Criticism & Greenwashing Alert
It’s not all sunshine. Containerized solar/storage has valid criticisms. Critics argue the embodied energy in manufacturing the steel container, panels, and batteries offsets initial green benefits – though lifecycle analyses usually show a net positive within a few years (NREL Studies). Recycling lithium batteries at scale remains a developing challenge, though solutions are ramping up. There's also some greenwashing – companies slapping tiny solar arrays and undersized batteries into a container and calling it an "industrial solution." That’s a Sellotape fix. The specs need to match the actual industrial load profile rigorously. Oversizing batteries or undersizing solar leads to poor economics. Independent engineering reviews are wise. Also, where are the minerals for those batteries sourced? Supply chain ethics matter. True sustainability looks at the whole picture.
Where This Containerized Power Thing Is Headed
So, what's next for these boxed power plants? Frankly, the trajectory looks bright. Battery energy density keeps improving, meaning more storage in the same footprint – solid-state tech is coming, though not mainstream yet. Panel efficiency creeps up slowly. More excitingly, integration is getting smarter. AI-driven energy management systems can predict solar yield, optimize battery charging/discharging against real-time electricity prices, and seamlessly blend grid, solar, and battery power. Think autonomous energy hubs. We're also seeing standardization efforts, potentially driving costs down.

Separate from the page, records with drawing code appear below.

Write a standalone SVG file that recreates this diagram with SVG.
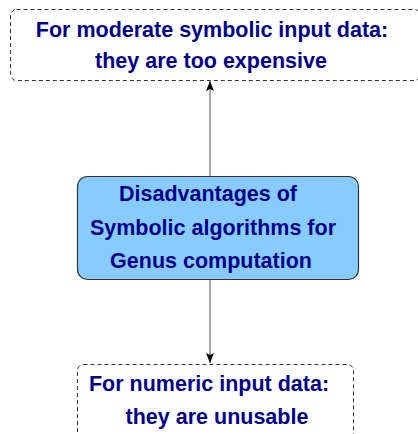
<svg xmlns="http://www.w3.org/2000/svg" width="418" height="434" viewBox="0 0 418 434">
  <defs>
    <marker id="arrowhead" markerWidth="10" markerHeight="8" refX="10" refY="4" orient="auto" markerUnits="userSpaceOnUse" viewBox="0 0 10 8">
      <path d="M0,0 L10,4 L0,8 L2,4 Z" fill="#000"/>
    </marker>
  </defs>
  <style>
    .note { fill: #fff; stroke: #333; stroke-width: 1; stroke-dasharray: 4 3; }
    .core { fill: #88ccff; stroke: #333; stroke-width: 1.2; }
    .label { font-family: "Liberation Sans", Arial, Helvetica, sans-serif; font-weight: bold; font-size: 21.5px; fill: #000088; text-anchor: middle; }
    .link { stroke: #777; stroke-width: 1.3; fill: none; marker-end: url(#arrowhead); }
  </style>
  <rect width="418" height="434" fill="#fff"/>

  <g id="connectors">
    <line class="link" x1="210" y1="176" x2="210" y2="81"/>
    <line class="link" x1="210" y1="280" x2="210" y2="363"/>
  </g>

  <g id="node-expensive">
    <rect class="note" x="10.5" y="9.5" width="410" height="71" rx="6"/>
    <text class="label" x="212" y="37">For moderate symbolic input data:</text>
    <text class="label" x="211" y="68">they are too expensive</text>
  </g>

  <g id="node-disadvantages">
    <rect class="core" x="77.5" y="176.5" width="281" height="103" rx="10"/>
    <text class="label" x="208" y="201">Disadvantages of</text>
    <text class="label" x="213" y="235">Symbolic algorithms for</text>
    <text class="label" x="211" y="268">Genus computation</text>
  </g>

  <g id="node-unusable">
    <rect class="note" x="77.5" y="364.5" width="276" height="80" rx="6"/>
    <text class="label" x="209" y="391">For numeric input data:</text>
    <text class="label" x="217" y="424">they are unusable</text>
  </g>
</svg>
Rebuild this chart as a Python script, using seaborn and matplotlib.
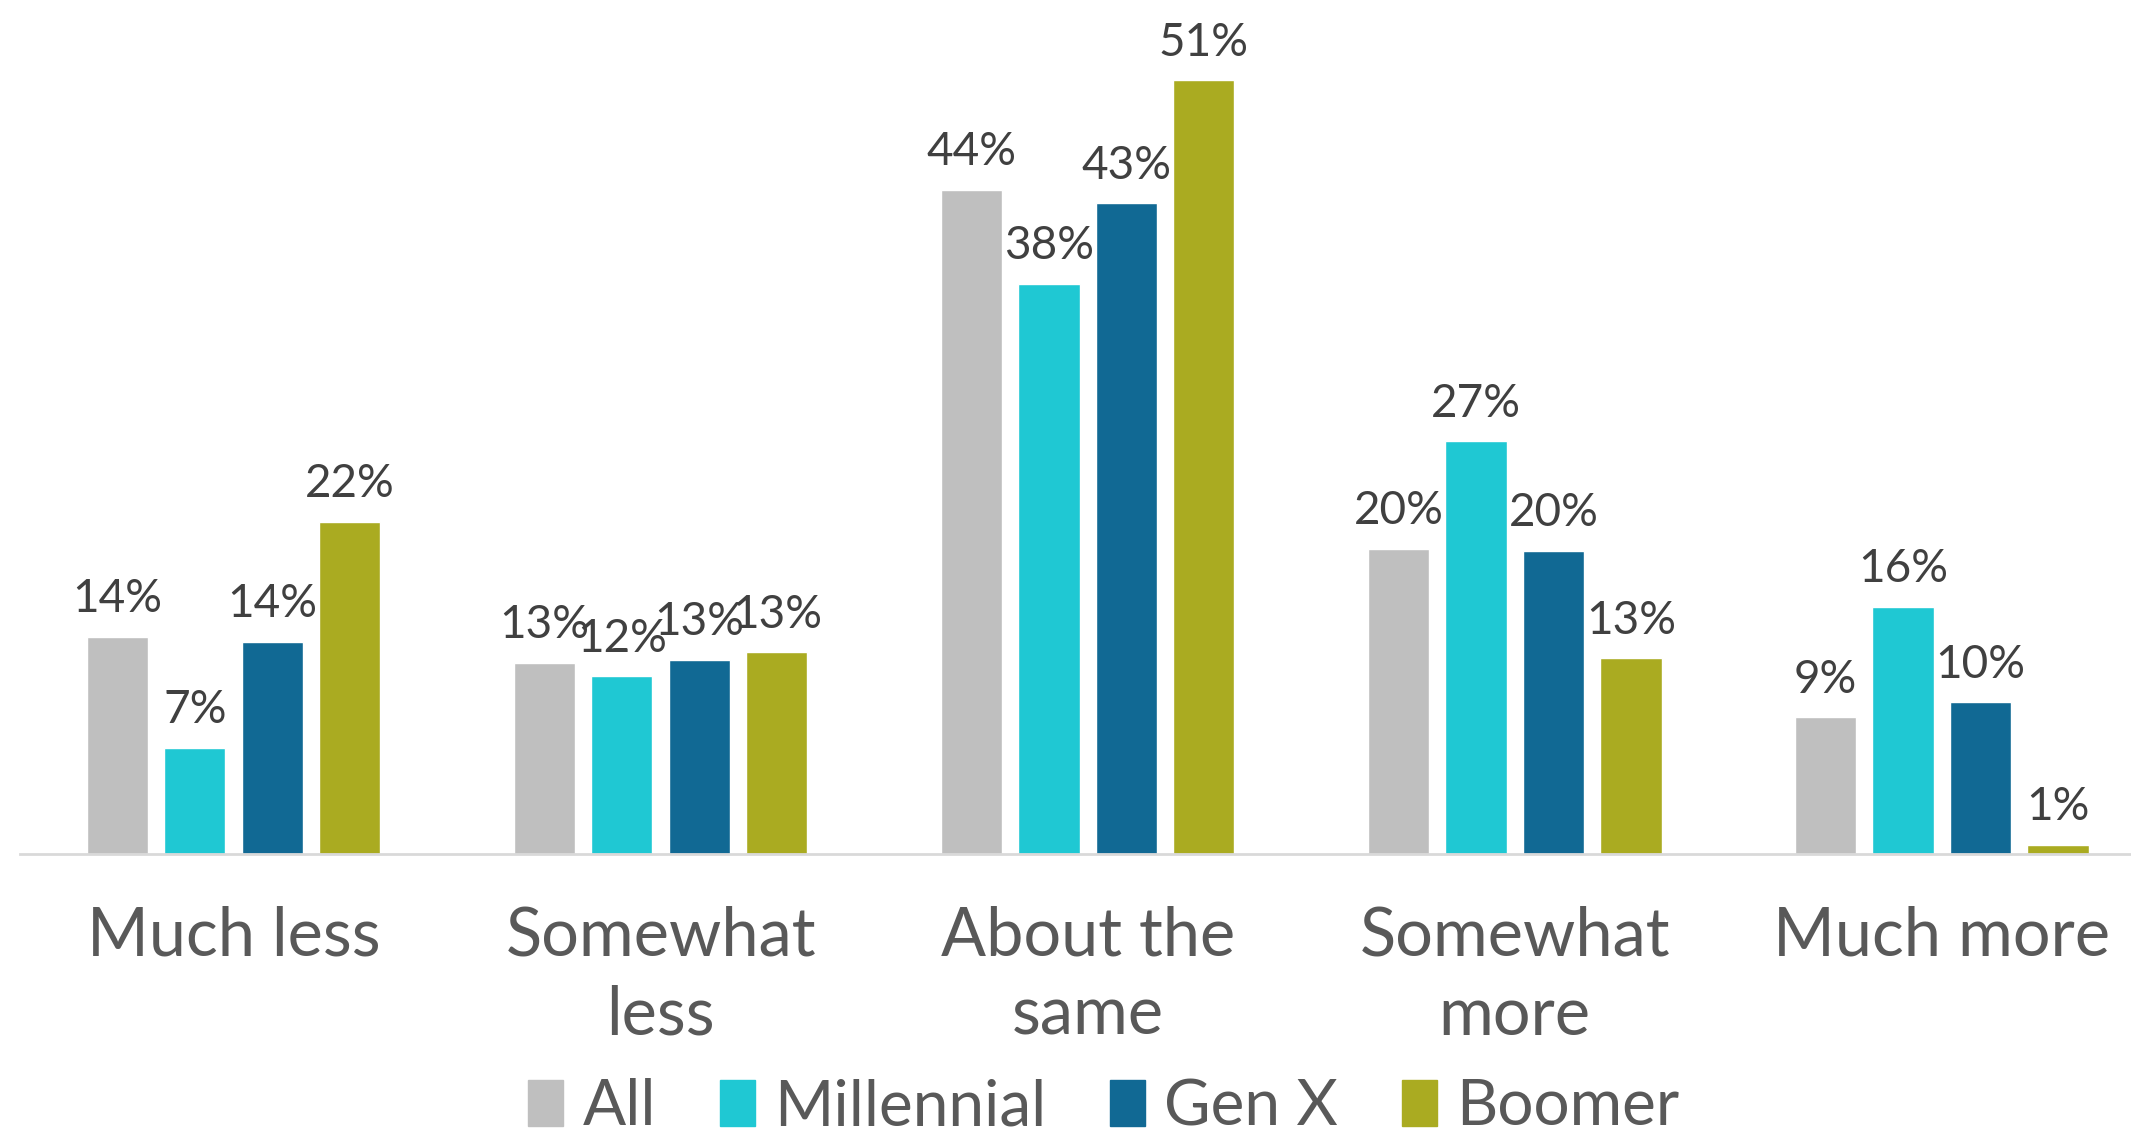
import matplotlib
matplotlib.use("Agg")
import matplotlib.pyplot as plt
import seaborn as sns
import pandas as pd

# Survey results: share of respondents per answer, by generation
categories = ["Much less", "Somewhat\nless", "About the\nsame", "Somewhat\nmore", "Much more"]
groups = ["All", "Millennial", "Gen X", "Boomer"]
all_vals = [14.3, 12.6, 43.8, 20.1, 9.0]
millennial_vals = [7.0, 11.7, 37.6, 27.2, 16.3]
genx_vals = [14.0, 12.8, 42.9, 20.0, 10.0]
boomer_vals = [21.9, 13.3, 51.0, 12.9, 0.6]
colors = ["#BFBFBF", "#1FC8D3", "#116994", "#AAAB21"]

rows = []
for grp, vals in zip(groups, [all_vals, millennial_vals, genx_vals, boomer_vals]):
    for cat, v in zip(categories, vals):
        rows.append({"category": cat, "group": grp, "value": v})
df = pd.DataFrame(rows)

sns.set_theme(style="white")
plt.rcParams["font.family"] = ["Lato", "DejaVu Sans"]

fig = plt.figure(figsize=(21.31, 11.38), dpi=100)
ax = fig.add_axes([0.0094, 0.2496, 1.002, 0.7504])

sns.barplot(data=df, x="category", y="value", hue="group", order=categories,
            hue_order=groups, palette=colors, width=0.7256, gap=0.21,
            saturation=1, errorbar=None, ax=ax, legend=True)

ax.set_ylim(0, 56.3)
ax.set_xlim(-0.5, 4.5)
ax.set_xlabel("")
ax.set_ylabel("")
ax.set_yticks([])

for container in ax.containers:
    labels = [f"{round(b.get_height() + 1e-9):d}%" for b in container]
    ax.bar_label(container, labels=labels, padding=12, fontsize=33,
                 color="#404040")

ax.tick_params(axis="x", length=0, pad=37, labelsize=48, labelcolor="#595959")
for lbl in ax.get_xticklabels():
    lbl.set_linespacing(1.35)

for side in ["top", "right", "left"]:
    ax.spines[side].set_visible(False)
ax.spines["bottom"].set_color("#D9D9D9")
ax.spines["bottom"].set_linewidth(2)

ax.legend_.remove()
handles = [plt.Rectangle((0, 0), 1, 1, color=c) for c in colors]
fig.legend(handles, groups, loc="center", bbox_to_anchor=(0.518, 0.027),
           ncol=4, frameon=False, fontsize=46, labelcolor="#595959",
           handlelength=0.55, handleheight=0.75, handletextpad=0.3,
           columnspacing=1.0, borderpad=0)

fig.savefig("out.png", dpi=100)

Imagine ordering a "PowerCube 300" with known specs like ordering a generator. The IRA is turbocharging US deployment, while Europe's energy crisis is driving similar demand. For industries facing volatile grids, remote locations, or ambitious decarbonization goals, these containers offer a genuinely scalable, flexible path. It’s arguably becoming a cornerstone of modern distributed energy resources. Will it replace the grid? Nope. But it’s a powerful tool in the industrial energy arsenal.
Look, is a solar and battery storage filled shipping container the magic bullet for every factory? Probably not. But for tackling specific energy headaches – peak shaving, backup power, offsetting expensive grid juice, powering remote sites – it’s a legit, increasingly cost-effective solution. Knowing how many panels fit and understanding the critical battery storage specifications is step one. Step two is crunching your numbers, navigating the incentives, and finding a reputable integrator who won't sell you snake oil. The technology is here, the economics are improving fast, and the need for resilient, affordable, cleaner industrial power has never been greater. Maybe it’s time to think inside the box.